We are not aware of any authority on this precise question. We are of opinion, however, that this statute does not apply to the cause of action of plaintiffs. Their right to hold the owners of the legal estate trustees for the security of their debts does not arise out of the fraud of those owners, but out of the trust created by the partnership agreement, and because those owners bought the land subject to the trust.

It may sometimes be said that one who takes from a partner a conveyance of partnership property in payment of the individual debt of the partner commits a fraud on the other partner, and in a particular case or in a general sense of the word it may be true. But the act is not necessarily a fraud, and requires the addition of other particulars to make it so. The conveyance may be authorized by the state of the partnership accounts, and thus valid.

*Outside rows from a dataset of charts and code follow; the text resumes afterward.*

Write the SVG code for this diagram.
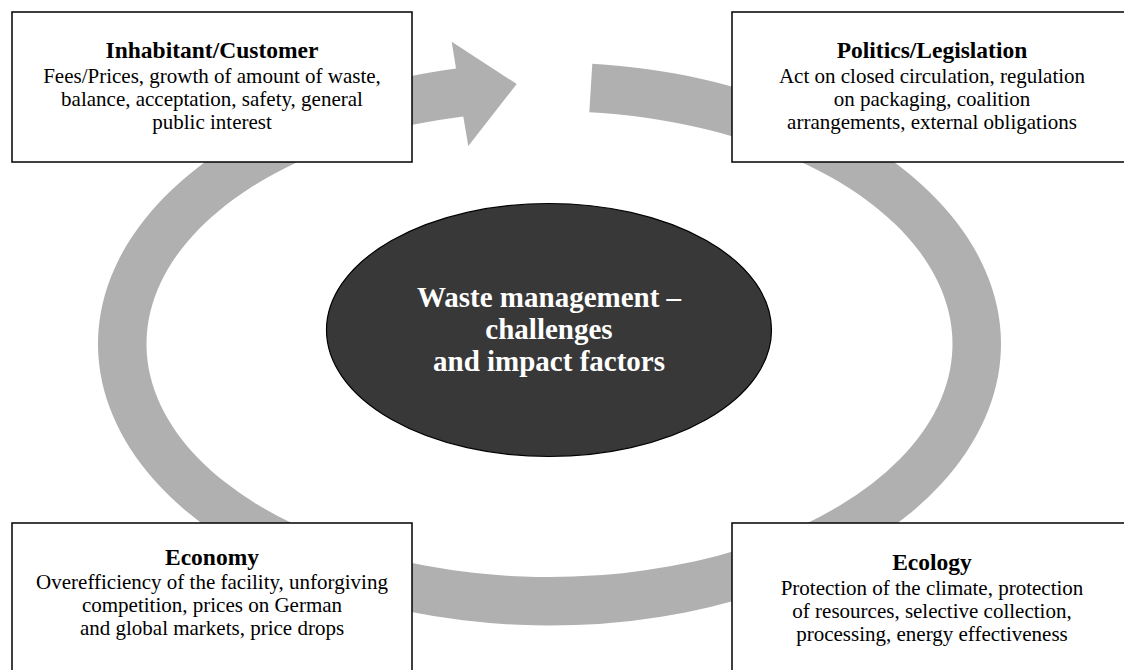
<svg xmlns="http://www.w3.org/2000/svg" width="1124" height="670" viewBox="0 0 1124 670">
  <style>
    .box { fill: #ffffff; stroke: #000000; stroke-width: 1.5; }
    .title { font-family: "Liberation Serif", "Times New Roman", serif; font-weight: bold; font-size: 23.5px; fill: #000000; text-anchor: middle; }
    .body { font-family: "Liberation Serif", "Times New Roman", serif; font-size: 21px; fill: #000000; text-anchor: middle; }
    .center { font-family: "Liberation Serif", "Times New Roman", serif; font-weight: bold; font-size: 29px; fill: #ffffff; text-anchor: middle; }
  </style>
  <rect x="0" y="0" width="1124" height="670" fill="#ffffff"/>
  <g id="connectors">
    <path id="cycle-arrow" fill="#b0b0b0" d="M592.3,63.77 A451.5,281.5 0 1 1 456,68.6 L451.7,41.7 L516.7,84 L468.3,146 L463.3,116.39 A403,233 0 1 0 589.3,112.14 Z"/>
  </g>
  <g id="center">
    <ellipse cx="549" cy="330" rx="222.5" ry="126.5" fill="#383838" stroke="#000000" stroke-width="1.2"/>
    <text class="center" x="549" y="307">Waste management –</text>
    <text class="center" x="549" y="339">challenges</text>
    <text class="center" x="549" y="370.5">and impact factors</text>
  </g>
  <g id="inhabitant">
    <rect class="box" x="12" y="12" width="400" height="150"/>
    <text class="title" x="212" y="58">Inhabitant/Customer</text>
    <text class="body" x="212" y="82.5">Fees/Prices, growth of amount of waste,</text>
    <text class="body" x="212" y="105.5">balance, acceptation, safety, general</text>
    <text class="body" x="212" y="128.5">public interest</text>
  </g>
  <g id="politics">
    <rect class="box" x="732" y="12" width="401" height="150"/>
    <text class="title" x="932" y="58">Politics/Legislation</text>
    <text class="body" x="932" y="82.5">Act on closed circulation, regulation</text>
    <text class="body" x="932" y="105.5">on packaging, coalition</text>
    <text class="body" x="932" y="128.5">arrangements, external obligations</text>
  </g>
  <g id="economy">
    <rect class="box" x="12" y="523" width="400" height="160"/>
    <text class="title" x="212" y="564.5">Economy</text>
    <text class="body" x="212" y="589">Overefficiency of the facility, unforgiving</text>
    <text class="body" x="212" y="612">competition, prices on German</text>
    <text class="body" x="212" y="635">and global markets, price drops</text>
  </g>
  <g id="ecology">
    <rect class="box" x="732" y="523" width="401" height="160"/>
    <text class="title" x="932" y="569.5">Ecology</text>
    <text class="body" x="932" y="594.5">Protection of the climate, protection</text>
    <text class="body" x="932" y="617.5">of resources, selective collection,</text>
    <text class="body" x="932" y="640.5">processing, energy effectiveness</text>
  </g>
</svg>
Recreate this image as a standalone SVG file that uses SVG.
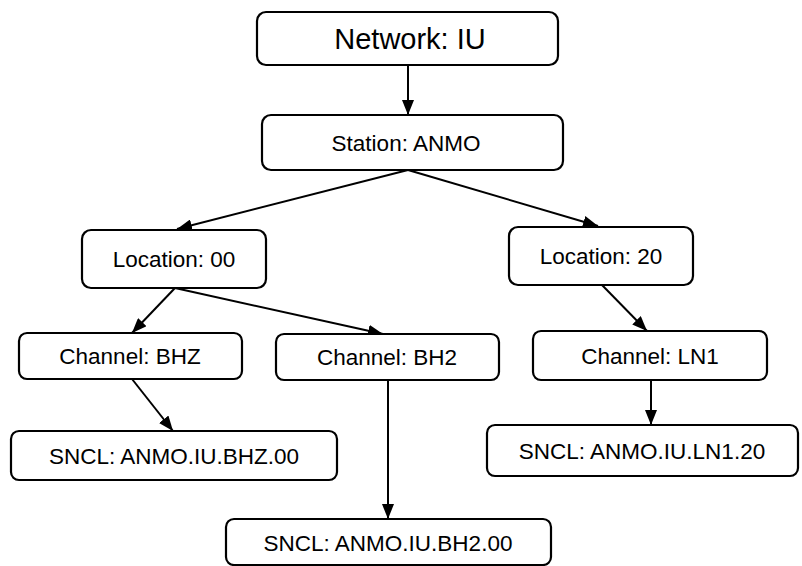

The ground of the plaintiffs' action is a trust arising by contract, and it is not barred by any statute as long as their debts exist in contemplation of law — that is to say, are unpaid, and not barred by the statute of limitations, unless it be by C. C. P., sec. 37, which bars all actions for relief not otherwise provided for unless commenced within ten years after the cause of action accrued. The plaintiffs' cause of, or right to, this action accrued when they respectively recovered judgments. We do not consider ourselves at liberty to consider the defense set up by reason of the discharge of Smith in bankruptcy. *138

This question does not appear to have been considered or passed upon in the court below; neither are the facts respecting it fully stated. We are unable, therefore, to give a final judgment in the action.

Cause remanded to be proceeded in according to this opinion.

PER CURIAM. Remanded.

Cited: Mendenhall v. Benbow, 84 N.C. 650; Bank v. Blossom, 92 N.C. 702;Hartness v. Wallace, 106 N.C. 432; Barnes v. McCullers, 108 N.C. 56;Norton v. McDevit, 122 N.C. 759; Sherrod v. Mayo, 156 N.C. 150.

Doubted: Allen v. Grissom, 90 N.C. 95.